» Written task:
Drop every picture. Then return, exactly, the lines from the beginning of the listing below through the one containing "width=1pt, fill=darkcell, minimum".

» Recorded data:
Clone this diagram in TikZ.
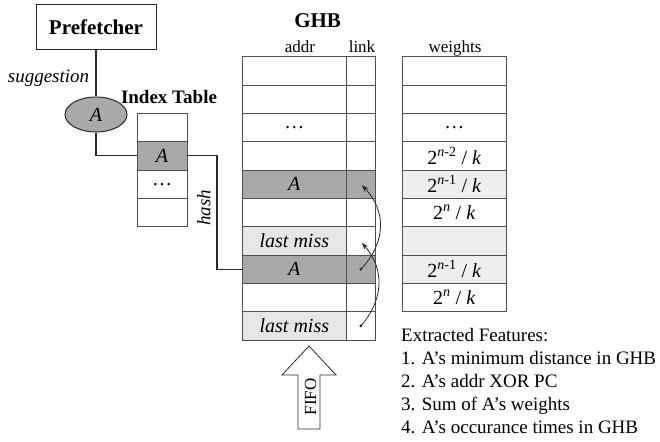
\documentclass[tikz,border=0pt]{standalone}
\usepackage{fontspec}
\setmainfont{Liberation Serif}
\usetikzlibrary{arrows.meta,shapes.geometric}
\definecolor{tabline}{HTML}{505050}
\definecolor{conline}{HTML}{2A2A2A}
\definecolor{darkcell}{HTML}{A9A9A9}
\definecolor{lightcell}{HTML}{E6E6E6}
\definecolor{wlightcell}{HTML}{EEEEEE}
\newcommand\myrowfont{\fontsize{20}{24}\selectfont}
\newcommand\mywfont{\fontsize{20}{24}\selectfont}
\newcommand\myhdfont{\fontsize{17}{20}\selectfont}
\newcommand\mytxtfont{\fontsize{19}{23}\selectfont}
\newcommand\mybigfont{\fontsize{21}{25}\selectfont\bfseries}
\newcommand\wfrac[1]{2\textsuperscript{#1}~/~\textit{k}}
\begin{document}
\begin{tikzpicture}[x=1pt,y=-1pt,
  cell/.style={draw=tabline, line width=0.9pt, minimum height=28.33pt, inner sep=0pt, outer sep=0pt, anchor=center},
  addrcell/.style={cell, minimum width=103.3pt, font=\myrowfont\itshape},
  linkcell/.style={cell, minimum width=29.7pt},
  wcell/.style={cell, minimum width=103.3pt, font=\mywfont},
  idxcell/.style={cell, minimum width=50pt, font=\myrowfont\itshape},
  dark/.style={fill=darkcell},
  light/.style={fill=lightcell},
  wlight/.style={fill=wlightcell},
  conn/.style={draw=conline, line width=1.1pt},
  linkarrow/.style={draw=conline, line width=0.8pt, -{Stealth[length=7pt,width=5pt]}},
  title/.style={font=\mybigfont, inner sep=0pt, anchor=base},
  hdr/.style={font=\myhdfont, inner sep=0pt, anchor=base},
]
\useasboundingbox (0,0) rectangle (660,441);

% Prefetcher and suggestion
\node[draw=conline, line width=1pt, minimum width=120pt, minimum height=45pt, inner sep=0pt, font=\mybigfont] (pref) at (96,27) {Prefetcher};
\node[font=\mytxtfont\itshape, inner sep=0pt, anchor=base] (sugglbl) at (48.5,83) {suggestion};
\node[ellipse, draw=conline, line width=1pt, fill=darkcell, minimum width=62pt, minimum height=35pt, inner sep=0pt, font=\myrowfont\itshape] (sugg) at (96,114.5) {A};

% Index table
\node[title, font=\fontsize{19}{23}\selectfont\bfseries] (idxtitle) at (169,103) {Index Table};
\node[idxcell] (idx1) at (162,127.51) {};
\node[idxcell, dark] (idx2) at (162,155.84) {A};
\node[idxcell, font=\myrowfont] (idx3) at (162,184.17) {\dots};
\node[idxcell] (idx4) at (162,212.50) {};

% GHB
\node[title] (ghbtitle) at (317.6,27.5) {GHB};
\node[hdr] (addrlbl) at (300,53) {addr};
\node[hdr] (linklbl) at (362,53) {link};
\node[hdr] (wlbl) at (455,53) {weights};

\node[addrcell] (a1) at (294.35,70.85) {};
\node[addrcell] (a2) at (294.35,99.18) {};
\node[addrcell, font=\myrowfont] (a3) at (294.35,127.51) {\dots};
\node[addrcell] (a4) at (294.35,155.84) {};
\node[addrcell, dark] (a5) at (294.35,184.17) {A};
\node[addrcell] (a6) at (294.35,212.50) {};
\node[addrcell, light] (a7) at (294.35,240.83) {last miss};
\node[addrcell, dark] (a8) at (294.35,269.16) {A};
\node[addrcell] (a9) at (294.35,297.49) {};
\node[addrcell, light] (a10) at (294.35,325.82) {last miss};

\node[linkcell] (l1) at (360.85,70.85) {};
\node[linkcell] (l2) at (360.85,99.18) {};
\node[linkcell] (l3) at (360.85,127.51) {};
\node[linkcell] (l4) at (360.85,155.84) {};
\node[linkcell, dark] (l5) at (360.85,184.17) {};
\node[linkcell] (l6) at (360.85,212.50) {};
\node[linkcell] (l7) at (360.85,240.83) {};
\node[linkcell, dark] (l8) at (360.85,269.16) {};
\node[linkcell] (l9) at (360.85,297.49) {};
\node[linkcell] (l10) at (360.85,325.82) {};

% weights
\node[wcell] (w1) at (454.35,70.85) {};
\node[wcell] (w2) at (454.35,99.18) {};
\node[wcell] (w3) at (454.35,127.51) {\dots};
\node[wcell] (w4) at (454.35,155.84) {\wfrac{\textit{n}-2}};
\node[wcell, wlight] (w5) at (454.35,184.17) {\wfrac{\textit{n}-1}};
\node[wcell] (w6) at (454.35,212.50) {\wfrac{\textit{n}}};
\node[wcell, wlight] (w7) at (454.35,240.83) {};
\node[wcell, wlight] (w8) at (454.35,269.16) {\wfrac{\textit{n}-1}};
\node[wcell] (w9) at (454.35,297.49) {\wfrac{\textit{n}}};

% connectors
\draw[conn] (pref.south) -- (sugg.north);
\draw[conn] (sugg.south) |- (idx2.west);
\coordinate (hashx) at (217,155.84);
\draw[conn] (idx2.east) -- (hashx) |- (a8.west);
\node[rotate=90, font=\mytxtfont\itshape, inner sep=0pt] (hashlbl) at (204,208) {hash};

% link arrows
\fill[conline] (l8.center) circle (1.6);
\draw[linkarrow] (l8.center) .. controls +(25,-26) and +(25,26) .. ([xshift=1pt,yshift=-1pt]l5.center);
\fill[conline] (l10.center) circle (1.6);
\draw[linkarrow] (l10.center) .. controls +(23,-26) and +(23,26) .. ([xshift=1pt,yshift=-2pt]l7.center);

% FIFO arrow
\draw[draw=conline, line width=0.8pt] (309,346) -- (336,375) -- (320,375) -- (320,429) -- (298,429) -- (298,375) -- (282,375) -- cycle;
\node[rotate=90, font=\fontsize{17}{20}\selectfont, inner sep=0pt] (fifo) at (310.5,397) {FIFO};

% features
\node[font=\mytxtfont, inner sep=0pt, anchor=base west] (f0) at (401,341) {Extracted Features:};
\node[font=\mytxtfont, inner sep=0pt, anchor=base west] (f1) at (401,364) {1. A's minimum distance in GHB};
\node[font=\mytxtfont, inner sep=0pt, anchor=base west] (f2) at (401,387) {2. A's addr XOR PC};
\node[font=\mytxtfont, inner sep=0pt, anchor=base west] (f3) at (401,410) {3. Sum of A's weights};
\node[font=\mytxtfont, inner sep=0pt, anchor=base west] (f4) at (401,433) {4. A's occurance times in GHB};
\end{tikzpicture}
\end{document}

» Problem solution:
Clone this diagram in TikZ.
\documentclass[tikz,border=0pt]{standalone}
\usepackage{fontspec}
\setmainfont{Liberation Serif}
\usetikzlibrary{arrows.meta,shapes.geometric}
\definecolor{tabline}{HTML}{505050}
\definecolor{conline}{HTML}{2A2A2A}
\definecolor{darkcell}{HTML}{A9A9A9}
\definecolor{lightcell}{HTML}{E6E6E6}
\definecolor{wlightcell}{HTML}{EEEEEE}
\newcommand\myrowfont{\fontsize{20}{24}\selectfont}
\newcommand\mywfont{\fontsize{20}{24}\selectfont}
\newcommand\myhdfont{\fontsize{17}{20}\selectfont}
\newcommand\mytxtfont{\fontsize{19}{23}\selectfont}
\newcommand\mybigfont{\fontsize{21}{25}\selectfont\bfseries}
\newcommand\wfrac[1]{2\textsuperscript{#1}~/~\textit{k}}
\begin{document}
\begin{tikzpicture}[x=1pt,y=-1pt,
  cell/.style={draw=tabline, line width=0.9pt, minimum height=28.33pt, inner sep=0pt, outer sep=0pt, anchor=center},
  addrcell/.style={cell, minimum width=103.3pt, font=\myrowfont\itshape},
  linkcell/.style={cell, minimum width=29.7pt},
  wcell/.style={cell, minimum width=103.3pt, font=\mywfont},
  idxcell/.style={cell, minimum width=50pt, font=\myrowfont\itshape},
  dark/.style={fill=darkcell},
  light/.style={fill=lightcell},
  wlight/.style={fill=wlightcell},
  conn/.style={draw=conline, line width=1.1pt},
  linkarrow/.style={draw=conline, line width=0.8pt, -{Stealth[length=7pt,width=5pt]}},
  title/.style={font=\mybigfont, inner sep=0pt, anchor=base},
  hdr/.style={font=\myhdfont, inner sep=0pt, anchor=base},
]
\useasboundingbox (0,0) rectangle (660,441);

% Prefetcher and suggestion
\node[draw=conline, line width=1pt, minimum width=120pt, minimum height=45pt, inner sep=0pt, font=\mybigfont] (pref) at (96,27) {Prefetcher};
\node[font=\mytxtfont\itshape, inner sep=0pt, anchor=base] (sugglbl) at (48.5,83) {suggestion};
\node[ellipse, draw=conline, line width=1pt, fill=darkcell, minimum width=62pt, minimum height=35pt, inner sep=0pt, font=\myrowfont\itshape] (sugg) at (96,114.5) {A};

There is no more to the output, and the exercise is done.